Total course load for the course: 10 EC x 28 hours= 280 hours, broken down by:

  • Hours spent on attending lectures and seminars: 24 hours
  • Time for studying the compulsory literature:126 hours
  • Researching , preparting presentation and writing the final paper: 130 hours

Assessment Method

Assessment

The papers for students taking this course as part of their LAS Research Master are expected to formulate a research question that is strongly theoretically embedded and related in their case study to a key debate on Latin American Modernities (discussed in the ResMA core courses).
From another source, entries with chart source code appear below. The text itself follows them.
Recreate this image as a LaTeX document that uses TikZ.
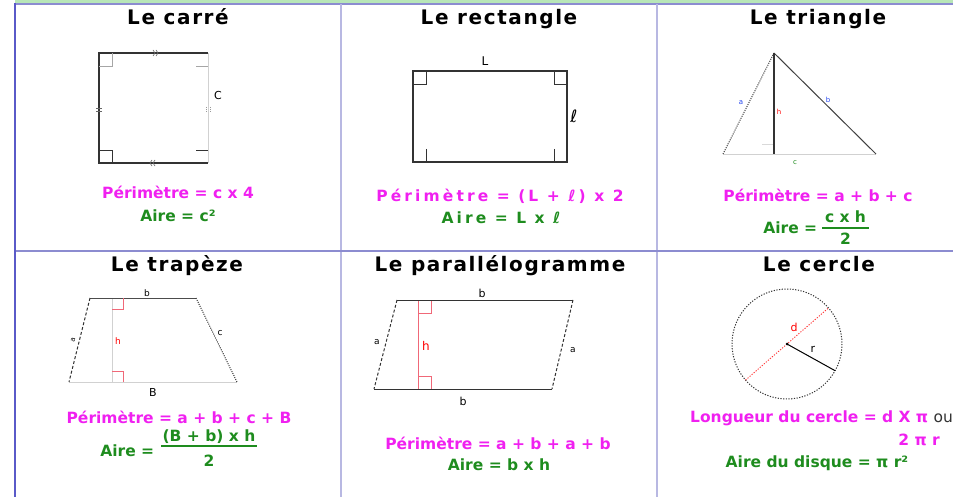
\documentclass[tikz,border=0pt]{standalone}
\usepackage{fontspec}
\setmainfont{DejaVu Sans}
\newfontfamily\ttlfont[LetterSpace=8]{DejaVu Sans}
\newfontfamily\widefont[LetterSpace=20]{DejaVu Sans}
\definecolor{mag}{HTML}{F020F0}
\definecolor{grn}{HTML}{1E8C1E}
\definecolor{gridA}{HTML}{5A5AC8}
\definecolor{gridB}{HTML}{B8B8E2}
\definecolor{gridC}{HTML}{8C8CD0}
\definecolor{topg}{HTML}{B8E6B8}
\definecolor{lblue}{HTML}{2244EE}
\definecolor{hred}{HTML}{F06878}
\definecolor{dk}{HTML}{333333}
\tikzset{
  ttl/.style={font=\ttlfont\bfseries\fontsize{20}{22}\selectfont, anchor=base, inner sep=0pt},
  frm/.style={font=\bfseries\fontsize{15.5}{17}\selectfont, anchor=base, inner sep=0pt},
  wfrm/.style={font=\widefont\bfseries\fontsize{15.5}{17}\selectfont, anchor=base, inner sep=0pt},
  tinylab/.style={font=\fontsize{7}{8}\selectfont, inner sep=0pt},
  lab/.style={font=\fontsize{11}{12}\selectfont, inner sep=0pt},
  darkline/.style={draw=dk, line width=1.1pt},
  liteline/.style={draw=black!18, line width=0.8pt},
  dotline/.style={draw=dk, line width=1pt, dash pattern=on 1pt off 1.2pt},
  dashline/.style={draw=dk, line width=1pt, dash pattern=on 3pt off 2pt},
  redline/.style={draw=hred, line width=0.9pt},
  fbar/.style={draw=grn, line width=1.6pt},
}
\begin{document}
\begin{tikzpicture}[x=1pt,y=-1pt]
\useasboundingbox (0,0) rectangle (964,497);
% grid
\fill[topg] (15,0) rectangle (953,3);
\draw[gridC, line width=1.5pt] (15,4) -- (953,4);
\draw[gridB, line width=2pt] (341,4) -- (341,497);
\draw[gridB, line width=2pt] (657,4) -- (657,497);
\draw[gridC, line width=1.5pt] (15,251) -- (953,251);
\draw[gridA, line width=2pt] (15,3) -- (15,497);

% ---------- Le carré ----------
\node[ttl] (t1) at (178,25) {Le carré};
\coordinate (s1) at (99,53);
\coordinate (s2) at (208,53);
\coordinate (s3) at (208,163);
\coordinate (s4) at (99,163);
\draw[liteline] (s2) -- (s3);
\draw[darkline] (s2) -- (s1) -- (s4) -- (s3);
\draw[draw=black!35, line width=0.8pt] (99,66) -| (112,53);
\draw[darkline, line width=0.8pt] (99,150) -| (112,163);
\draw[draw=black!35, line width=0.8pt] (196,66) -- (208,66);
\draw[darkline, line width=0.8pt] (196,150) -- (208,150);
\draw[draw=black!60, line width=0.6pt] (153,50) -- (155,53) -- (153,56) (156,50) -- (158,53) -- (156,56);
\draw[draw=black!60, line width=0.6pt] (152,160) -- (150,163) -- (152,166) (155,160) -- (153,163) -- (155,166);
\draw[draw=black!60, line width=0.6pt] (96,108) -- (102,108) (96,111) -- (102,111);
\draw[draw=black!40, line width=0.8pt, dash pattern=on 1pt off 1pt] (206,107) -- (206,113) (210,107) -- (210,113);
\node[lab] (lc) at (218,95) {C};
\node[frm, mag] (p1) at (178,199) {Périmètre = c x 4};
\node[frm, grn] (a1) at (178,222) {Aire = c²};

% ---------- Le rectangle ----------
\node[ttl] (t2) at (499,25) {Le rectangle};
\coordinate (r1) at (413,71);
\coordinate (r2) at (567,71);
\coordinate (r3) at (567,162);
\coordinate (r4) at (413,162);
\draw[darkline] (r1) -- (r2) -- (r3) -- (r4) -- cycle;
\draw[darkline, line width=0.8pt] (413,84) -| (426,71);
\draw[darkline, line width=0.8pt] (554,71) |- (567,84);
\draw[darkline, line width=0.8pt] (426,149) -- (426,162);
\draw[darkline, line width=0.8pt] (554,149) -- (554,162);
\node[lab, font=\fontsize{12}{14}\selectfont] (lL) at (485,61) {L};
\node[lab, font=\itshape\fontsize{17}{18}\selectfont] (ll) at (574,116) {ℓ};
\node[wfrm, mag] (p2) at (500,202) {Périmètre = (L + ℓ) x 2};
\node[wfrm, grn] (a2) at (501,224) {Aire = L x ℓ};

% ---------- Le triangle ----------
\node[ttl] (t3) at (818,25) {Le triangle};
\coordinate (ta) at (774,53);
\coordinate (tb) at (723,154);
\coordinate (tc) at (876,154);
\coordinate (th) at (774,154);
\draw[liteline] (tb) -- (tc);
\draw[draw=black!15, line width=0.8pt] (762,144) -- (774,144);
\draw[dotline] (ta) -- (tb);
\draw[draw=black!75, line width=1pt] (ta) -- (tc);
\draw[darkline] (ta) -- (th);
\node[tinylab, lblue] (la3) at (741,103) {a};
\node[tinylab, red] (lh3) at (779,112) {h};
\node[tinylab, lblue] (lb3) at (828,100) {b};
\node[tinylab, grn] (lc3) at (795,163) {c};
\node[frm, mag] (p3) at (818,202) {Périmètre = a + b + c};
\node[frm, grn, anchor=base east] (a3) at (820,234) {Aire =\,};
\node[frm, grn] (n3) at (845.5,223) {c x h};
\node[frm, grn] (d3) at (845.5,244) {2};
\coordinate (b3a) at (822,228);
\coordinate (b3b) at (869,228);
\draw[fbar] (b3a) -- (b3b);

% ---------- Le trapèze ----------
\node[ttl] (t4) at (177,272) {Le trapèze};
\coordinate (z1) at (90,298);
\coordinate (z2) at (196,298);
\coordinate (z3) at (237,382);
\coordinate (z4) at (69,382);
\coordinate (zh1) at (112,298);
\coordinate (zh2) at (112,382);
\draw[liteline] (z4) -- (z3);
\draw[liteline] (zh1) -- (zh2);
\draw[draw=black!70, line width=1pt] (z1) -- (z2);
\draw[dashline] (z1) -- (z4);
\draw[dotline] (z2) -- (z3);
\draw[redline] (112,309) -| (123,298);
\draw[redline] (112,371) -| (123,382);
\node[tinylab, font=\fontsize{9}{10}\selectfont] (lb4) at (147,293) {b};
\node[tinylab, rotate=75] (la4) at (73,340) {a};
\node[tinylab, font=\fontsize{9}{10}\selectfont] (lc4) at (220,333) {c};
\node[tinylab, red, font=\fontsize{9}{10}\selectfont] (lh4) at (118,341) {h};
\node[lab] (lB4) at (153,392) {B};
\node[frm, mag] (p4) at (179,423) {Périmètre = a + b + c + B};
\node[frm, grn, anchor=base east] (a4) at (157,456) {Aire =\,};
\node[frm, grn] (n4) at (209,441) {(B + b) x h};
\node[frm, grn] (d4) at (209,466) {2};
\coordinate (b4a) at (161,446);
\coordinate (b4b) at (257,446);
\draw[fbar] (b4a) -- (b4b);

% ---------- Le parallélogramme ----------
\node[ttl] (t5) at (500,271) {Le parallélogramme};
\coordinate (g1) at (397,300);
\coordinate (g2) at (573,300);
\coordinate (g3) at (552,389);
\coordinate (g4) at (374,389);
\coordinate (gh1) at (418,300);
\coordinate (gh2) at (418,389);
\draw[redline] (gh1) -- (gh2);
\draw[redline] (418,313) -| (431,300);
\draw[redline] (418,376) -| (431,389);
\draw[darkline, line width=1pt] (g1) -- (g2);
\draw[darkline, line width=1pt] (g4) -- (g3);
\draw[dashline] (g1) -- (g4);
\draw[dashline] (g2) -- (g3);
\node[lab] (lb5a) at (482,293) {b};
\node[lab] (lb5b) at (463,401) {b};
\node[lab, font=\fontsize{9}{10}\selectfont] (la5a) at (377,342) {a};
\node[lab, font=\fontsize{9}{10}\selectfont] (la5b) at (573,350) {a};
\node[lab, red, font=\fontsize{12}{14}\selectfont] (lh5) at (426,346) {h};
\node[frm, mag] (p5) at (498,449) {Périmètre = a + b + a + b};
\node[frm, grn] (a5) at (499,470) {Aire = b x h};

% ---------- Le cercle ----------
\node[ttl] (t6) at (819,271) {Le cercle};
\coordinate (o) at (787,344);
\coordinate (d1) at (828.5,307.9);
\coordinate (d2) at (745.5,380.1);
\coordinate (rr) at (835.1,370.7);
\draw[draw=dk, line width=1pt, dash pattern=on 1.2pt off 1.5pt] (o) circle[radius=55];
\draw[draw=red!80, line width=0.9pt, dash pattern=on 1.2pt off 1.5pt] (d2) -- (d1);
\draw[draw=black, line width=1pt] (o) -- (rr);
\fill[black] (o) circle[radius=1.5];
\node[lab, red] (ld6) at (794,327) {d};
\node[lab] (lr6) at (813,349) {r};
\node[frm, mag, anchor=base west] (p6) at (690,422) {Longueur du cercle = d X π \textcolor{black!80}{\mdseries ou}};
\node[frm, mag, anchor=base east] (p6b) at (940,445) {2 π r};
\node[frm, grn] (a6) at (817,467) {Aire du disque = π r²};
\end{tikzpicture}
\end{document}
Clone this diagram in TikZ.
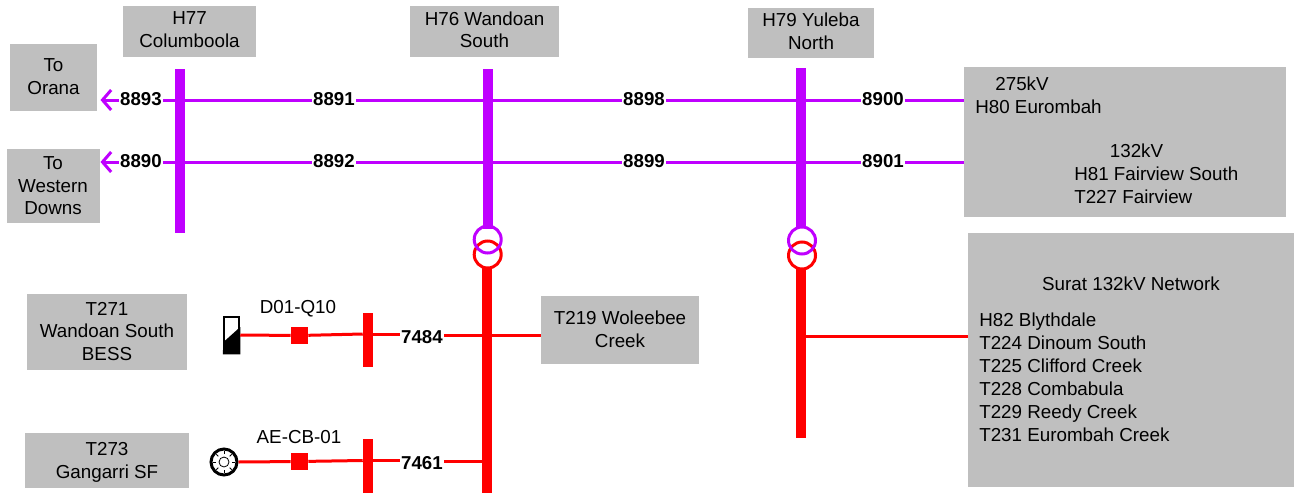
\documentclass[tikz,border=0pt]{standalone}
\usepackage{fontspec}
\setmainfont{Liberation Sans}
\usetikzlibrary{arrows.meta}
\definecolor{kvhigh}{HTML}{BF00FF}
\definecolor{kvlow}{HTML}{FF0000}
\definecolor{boxgray}{HTML}{BFBFBF}
% struts that nudge the text of a box up or down
\newcommand{\nudgeup}[1]{\rule[-#1]{0pt}{#1}}
\newcommand{\nudgedown}[1]{\rule{0pt}{#1}}
\tikzset{
	sized/.style 2 args={minimum width=#1*0.75pt, minimum height=#2*0.75pt, inner sep=0pt},
	stnbox/.style={rectangle, fill=boxgray, align=center, font=\fontsize{14.1}{16.875}\selectfont},
	stntext/.style={align=left, inner sep=0pt, font=\fontsize{14.1}{17.25}\selectfont},
	numlabel/.style={fill=white, inner xsep=1pt, inner ysep=0pt, text height=10pt, text depth=2pt, font=\fontsize{14}{14}\selectfont\bfseries},
	devlabel/.style={inner sep=0pt, font=\fontsize{14.1}{14}\selectfont},
	busbar/.style={rectangle, fill=#1},
	winding/.style={circle, draw=#1, line width=2.25pt, minimum size=20.25pt, inner sep=0pt},
	hvline/.style={draw=kvhigh, line width=2.25pt},
	lvline/.style={draw=kvlow, line width=2.25pt},
	breaker/.style={rectangle, fill=kvlow, minimum size=12.75pt, inner sep=0pt}
}
\begin{document}
\begin{tikzpicture}[x=0.75pt, y=-0.75pt]
	\useasboundingbox (0,0) rectangle (1295,493);

	% Stations and feeders
	\node[stnbox, sized={133}{51}] (H77) at (189.5,31.5) {H77\\Columboola\nudgeup{3pt}};
	\node[stnbox, sized={149}{51}] (H76) at (484.5,31.5) {H76 Wandoan\\South\nudgeup{3pt}};
	\node[stnbox, sized={126}{50}] (H79) at (811,33) {H79 Yuleba\\North\nudgeup{3pt}};
	\node[stnbox, sized={87}{67}] (orana) at (53.5,77.5) {To\\Orana\nudgeup{1.5pt}};
	\node[stnbox, sized={93}{74}] (western) at (53,186) {To\\Western\\Downs};
	\node[stnbox, sized={158}{68}] (T219) at (620,330) {T219 Woleebee\\Creek\nudgeup{1.5pt}};
	\node[stnbox, sized={160}{76}] (T271) at (107,332) {T271\\Wandoan South\\BESS\nudgeup{1.5pt}};
	\node[stnbox, sized={164}{55}] (T273) at (107,460.5) {\nudgedown{13pt}T273\\Gangarri SF};

	% Right hand groups
	\node[stnbox, sized={322}{150}] (north) at (1125,142) {};
	\node[stnbox, sized={326}{254}] (surat) at (1131,360) {};
	\node[stntext] (t275) at (1022,84) {275kV};
	\node[stntext, anchor=west] (H80) at (975,107) {H80 Eurombah};
	\node[stntext] (t132) at (1136.5,151) {132kV};
	\node[stntext, anchor=north west] (H81) at (1074,167) {H81 Fairview South\\T227 Fairview};
	\node[stntext] (tsurat) at (1131,284) {Surat 132kV Network};
	\node[stntext, anchor=north west] (H82) at (979,312.5) {H82 Blythdale\\T224 Dinoum South\\T225 Clifford Creek\\T228 Combabula\\T229 Reedy Creek\\T231 Eurombah Creek};

	% Busbars
	\node[busbar=kvhigh, sized={10}{164}] (busH77) at (180,151) {};
	\node[busbar=kvhigh, sized={10}{160}] (busH76) at (488,149) {};
	\node[busbar=kvhigh, sized={10}{160}] (busH79) at (801,148) {};
	\node[busbar=kvlow, sized={10}{225}] (lowH76) at (487,380.5) {};
	\node[busbar=kvlow, sized={10}{170}] (lowH79) at (801,353) {};
	\node[busbar=kvlow, sized={10}{54}] (busQ10) at (368,340) {};
	\node[busbar=kvlow, sized={10}{54}] (busCB) at (368,466) {};

	% Transformers
	\node[winding=kvlow] (lowT76) at (487.7,254.5) {};
	\node[winding=kvhigh] (highT76) at (487.7,239.5) {};
	\node[winding=kvlow] (lowT79) at (802,255.5) {};
	\node[winding=kvhigh] (highT79) at (802,240.5) {};

	% Circuit numbers
	\node[numlabel] (L8893) at (141,100) {8893};
	\node[numlabel] (L8891) at (334,100) {8891};
	\node[numlabel] (L8898) at (644,100) {8898};
	\node[numlabel] (L8900) at (883,100) {8900};
	\node[numlabel] (L8890) at (141,162) {8890};
	\node[numlabel] (L8892) at (334,162) {8892};
	\node[numlabel] (L8899) at (644,162) {8899};
	\node[numlabel] (L8901) at (883,162) {8901};
	\node[numlabel] (L7484) at (422,338.5) {7484};
	\node[numlabel] (L7461) at (422,464.5) {7461};

	% Feeder ends
	\coordinate (endA) at (100.5,100);
	\coordinate (endB) at (100.5,162);
	\coordinate (endC) at (964,100);
	\coordinate (endD) at (964,162);
	\draw[hvline, {Straight Barb[length=6.5pt,width=15pt]}-] (endA) -- (L8893);
	\draw[hvline, {Straight Barb[length=6.5pt,width=15pt]}-] (endB) -- (L8890);
	\draw[hvline] (L8893) -- (L8891);
	\draw[hvline] (L8891) -- (L8898);
	\draw[hvline] (L8898) -- (L8900);
	\draw[hvline] (L8900) -- (endC);
	\draw[hvline] (L8890) -- (L8892);
	\draw[hvline] (L8892) -- (L8899);
	\draw[hvline] (L8899) -- (L8901);
	\draw[hvline] (L8901) -- (endD);

	% BESS connection
	\node[rectangle, draw=black, line width=1.5pt, fill=white, sized={15.5}{36.5}] (bess) at (231.5,335) {};
	\fill[black] (bess.south west) -- (223.5,342) -- (bess.east |- 0,327) -- (bess.south east) -- cycle;
	\node[breaker] (cbQ10) at (299.5,335.5) {};
	\node[devlabel] (tQ10) at (298,309) {D01-Q10};
	\draw[lvline] (bess.east) -- (cbQ10);
	\draw[lvline] (cbQ10) -- (busQ10.west |- 0,334);
	\draw[lvline] (busQ10.east |- 0,334) -- (L7484.west |- 0,334);
	\draw[lvline] (L7484.east |- 0,335) -- (T219.west |- 0,335);

	% Solar connection
	\node[circle, draw=black, line width=2.25pt, minimum size=19.5pt, inner sep=0pt] (solar) at (224,462) {};
	\node[circle, draw=black, line width=0.6pt, minimum size=7.5pt, inner sep=0pt] (sun) at (224,462) {};
	\foreach \a in {0,45,...,315}
		\draw[black, line width=0.6pt] (solar.center) ++(\a:8) -- ++(\a:2.8);
	\node[breaker] (cbAE) at (299.5,461.5) {};
	\node[devlabel] (tAE) at (299,437) {AE-CB-01};
	\draw[lvline] (solar.east) -- (cbAE);
	\draw[lvline] (cbAE) -- (busCB.west |- 0,460.5);
	\draw[lvline] (busCB.east |- 0,460.5) -- (L7461.west |- 0,460.5);
	\draw[lvline] (L7461.east |- 0,461) -- (lowH76.west |- 0,461);

	% Surat network
	\draw[lvline] (lowH79.east |- 0,336) -- (surat.west |- 0,336);
\end{tikzpicture}
\end{document}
To this end, ResMA students can request one extra individual meeting focused on helping them develop their theoretical framework accordingly.

  • Class presentation 30%;
  • final paper (5000 words) 70%

Weighing

The final mark for the course is established by determining the weighted average.

Resit

  • Paper 5000 words

Exam review

How and when an exam review will take place will be disclosed together with the publication of the exam results at the latest. If a student requests a review within 30 days after publication of the exam results, an exam review will have to be organized.

Blackboard

Some reading material will be available on Blackboard.

Reading list

To be posted on Blackboard in due course.

Registration

Via uSis.

General information about uSis is available in English and Dutch.

Contact information

Prof. E. Amann
Dr. S.L.A. Brandellero

Remarks

70% compulsory attendance to complete the course.